In 2008, Dr. Balser was elected to the National Academy of Medicine, and later that year was named the eleventh dean of Vanderbilt’s School of Medicine since its founding in 1875. In 2009, he was also appointed Vice Chancellor for Health Affairs with executive responsibility for all health-related programs including the hospitals, clinics, research programs, and the medical and nursing schools.

He has led the Medical Center through a period of marked service-volume growth with major inpatient expansions of the children’s hospital and the adult critical care areas, bolstered by 4% compound annual growth of outpatient care (as of 2016, over 2.1 million visits per year), and by the creation of Southeastern region’s largest, multi-state provider-led network (over 50 hospitals and 3000 clinicians across 5 states: the Vanderbilt Health Affiliated Network).

In 2013-2014 in response to nationwide declines in healthcare revenue, he led a system-wide $230 million (8%) cost reduction across all mission areas, improving VUMC’s competitive position in a rapidly evolving price-sensitive marketplace.

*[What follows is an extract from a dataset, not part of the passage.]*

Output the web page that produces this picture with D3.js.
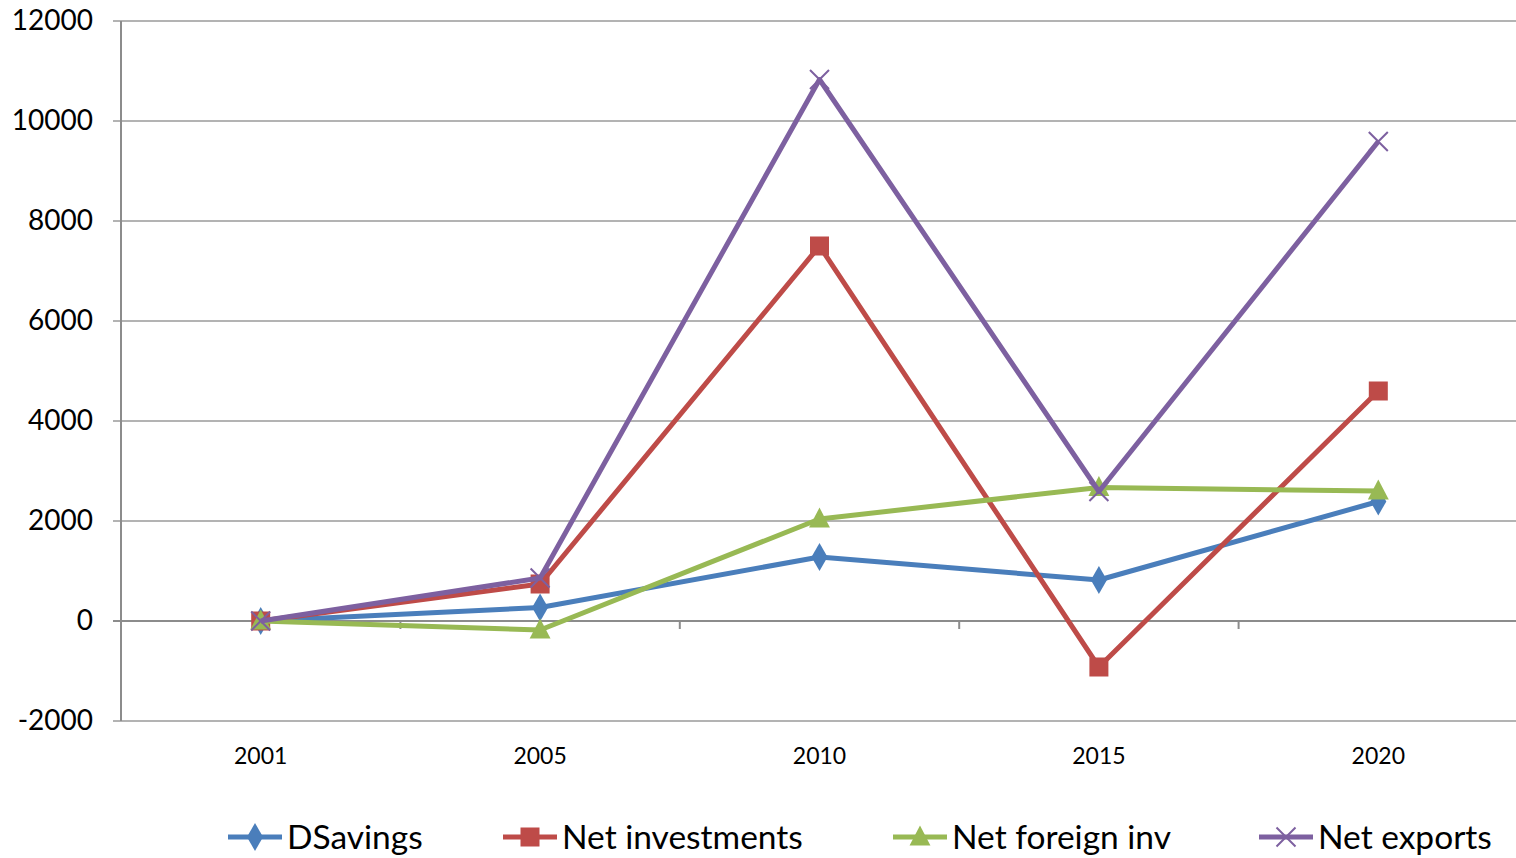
<!DOCTYPE html>
<html><head><meta charset="utf-8">
<script src="https://cdn.jsdelivr.net/npm/d3@7"></script>
<style>body{margin:0;background:#fff}svg{display:block}</style>
</head><body>
<svg id="c" width="1516" height="858"></svg>
<script>
const years = ["2001","2005","2010","2015","2020"];
const seriesNames = ["DSavings","Net investments","Net foreign inv","Net exports"];
const dSavings = [0, 270, 1280, 820, 2390];
const netInvestments = [0, 740, 7500, -920, 4600];
const netForeignInv = [0, -180, 2040, 2670, 2600];
const netExports = [0, 860, 10830, 2590, 9590];
const yTicks = [-2000, 0, 2000, 4000, 6000, 8000, 10000, 12000];

const colors = ["#4A7EBB","#BE4B48","#98B954","#7D60A0"];
const markers = ["diamond","square","triangle","x"];
const data = [dSavings, netInvestments, netForeignInv, netExports];

const svg = d3.select("#c");
const font = "Lato, 'Open Sans', sans-serif";
const x = d3.scaleBand().domain(years).range([121, 1518]);
const y = d3.scaleLinear().domain([-2000, 12000]).range([721, 21]);

// gridlines
svg.append("g").selectAll("line").data(yTicks).join("line")
  .attr("x1", 113).attr("x2", 1516)
  .attr("y1", d => y(d)).attr("y2", d => y(d))
  .attr("stroke", d => d === 0 ? "#8c8c8c" : "#b3b3b3").attr("stroke-width", 2);

// y axis
const yAxis = svg.append("g").attr("transform", "translate(121,0)")
  .call(d3.axisLeft(y).tickValues(yTicks).tickSize(0).tickPadding(28).tickFormat(d => String(d)));
yAxis.select(".domain").remove();
yAxis.selectAll("text").attr("font-family", font).attr("font-size", 28).attr("fill", "#000");
svg.append("line").attr("x1", 121).attr("x2", 121).attr("y1", y(12000)).attr("y2", y(-2000))
  .attr("stroke", "#8c8c8c").attr("stroke-width", 2);

// x axis at zero
const xAxis = svg.append("g").attr("transform", `translate(0,${y(0)})`)
  .call(d3.axisBottom(x).tickSize(0).tickFormat(""));
xAxis.select(".domain").remove();
const bounds = years.map(d => x(d)).slice(1);
svg.append("g").selectAll("line").data(bounds).join("line")
  .attr("x1", d => d).attr("x2", d => d).attr("y1", y(0)).attr("y2", y(0) + 8)
  .attr("stroke", "#8c8c8c").attr("stroke-width", 2);
// category labels
svg.append("g").selectAll("text").data(years).join("text")
  .attr("x", d => x(d) + x.bandwidth() / 2).attr("y", 764)
  .attr("text-anchor", "middle").attr("font-family", font).attr("font-size", 23)
  .attr("fill", "#000").text(d => d);

function drawMarker(g, type, color, size) {
  if (type === "diamond") {
    g.append("path").attr("d", d3.symbol(d3.symbolDiamond, size * size * 0.62)()).attr("fill", color);
  } else if (type === "square") {
    g.append("rect").attr("x", -size/2).attr("y", -size/2).attr("width", size).attr("height", size).attr("fill", color);
  } else if (type === "triangle") {
    g.append("path").attr("d", `M0,${-size*0.6}L${size*0.55},${size*0.45}L${-size*0.55},${size*0.45}Z`).attr("fill", color);
  } else {
    const s = size / 2;
    g.append("path").attr("d", `M${-s},${-s}L${s},${s}M${-s},${s}L${s},${-s}`)
      .attr("stroke", color).attr("stroke-width", 2).attr("fill", "none");
  }
}

const line = d3.line().x((d, i) => x(years[i]) + x.bandwidth() / 2).y(d => y(d));
data.forEach((vals, si) => {
  const g = svg.append("g");
  g.append("path").datum(vals).attr("d", line).attr("fill", "none")
    .attr("stroke", colors[si]).attr("stroke-width", 5).attr("stroke-linejoin", "round");
  vals.forEach((v, i) => {
    const m = g.append("g").attr("transform", `translate(${x(years[i]) + x.bandwidth()/2},${y(v)})`);
    drawMarker(m, markers[si], colors[si], 19);
  });
});

// legend
const legX = [228, 503, 893, 1259];
const legY = 837;
seriesNames.forEach((name, i) => {
  const g = svg.append("g");
  g.append("line").attr("x1", legX[i]).attr("x2", legX[i] + 54).attr("y1", legY).attr("y2", legY)
    .attr("stroke", colors[i]).attr("stroke-width", 5);
  const m = g.append("g").attr("transform", `translate(${legX[i] + 27},${legY})`);
  drawMarker(m, markers[i], colors[i], 19);
  g.append("text").attr("x", legX[i] + 59).attr("y", legY + 12)
    .attr("font-family", font).attr("font-size", 33.5).attr("fill", "#000").text(name);
});
</script>
</body></html>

Beginning in 2014, in coordination with Vanderbilt University and its Board of Trust, he led VUMC through an historic restructuring process that concluded April 30, 2016, placing its clinicians, hospitals, clinics, research and graduate medical education programs into a financially and legally separate, $3.2B not-for-profit corporation.

As the first President and CEO of VUMC he serves, and participates on, an independent 11-member board of directors, and continues to serve as dean of the Vanderbilt University School of Medicine. Dr. Balser also serves on the Board of Tulane University.

Controversy

Balser was implicated as one of the chief proponents behind a medical record system at Vanderbilt University Medical Center that was involved in "widespread Medicare fraud for more than a decade." [3]. The medical center later settled with the federal government for $6.5 million [4]. He has also been responsible for laying off over 1000 employees in a $250 million cost reduction initiative after the Medicare fraud was discovered [5]. A federal court ruled that the layoffs were in violation of the Worker Adjustment and Retraining Notification (WARN) Act. [6].

Research

Dean Balser's research program has been aimed at the pharmacogenomics of cardiac arrhythmias. His studies in Nature, PNAS, and Nature Structural and Molecular Biology have established new paradigms for cardiac excitation-contraction coupling, and are yielding new targets for arrhythmia control.

Publications

  • Petersen, Christina I.; McFarland, Toni R.; Stepanovic, Svetlana Z.; Yang, Ping; Reiner, David J.; Hayashi, Kenshi; George, Alfred L.; Roden, Dan M.; et al. (2004). "In vivo identification of genes that modify ether-a-go-go-related gene activity in Caenorhabditis elegans may also affect human cardiac arrhythmia". Proceedings of the National Academy of Sciences. 101 (32): 11773–8. doi:10.1073/pnas.0306005101. PMC 511051. PMID 15280551.
  • Tan, Hanno L.; Kupershmidt, Sabina; Zhang, Rong; Stepanovic, Svetlana; Roden, Dan M.; Wilde, Arthur A. M.; Anderson, Mark E.; Balser, Jeffrey R. (2002). "A calcium sensor in the sodium channel modulates cardiac excitability". Nature. 415 (6870): 442–7. doi:10.1038/415442a. PMID 11807557.
  • Schwinn, Debra A.; Balser, Jeffrey R. (2006). "Anesthesiology physician scientists in academic medicine: a wake-up call". Anesthesiology. 104 (1): 170–8. doi:10.1097/00000542-200601000-00023. PMC 2322866. PMID 16394703.
  • Wingo, Tammy L; Shah, Vikas N; Anderson, Mark E; Lybrand, Terry P; Chazin, Walter J; Balser, Jeffrey R (2004). "An EF-hand in the sodium channel couples intracellular calcium to cardiac excitability". Nature Structural & Molecular Biology. 11 (3): 219–25. doi:10.1038/nsmb737. PMID 14981509.
  • Balser, Jeffrey R.; Baruchin, Andrea (2008). "Science at the Interstices: An Evolution in the Academy". Academic Medicine. 83 (9): 827–31. doi:10.1097/ACM.0b013e318181d1ed. PMID 18728436.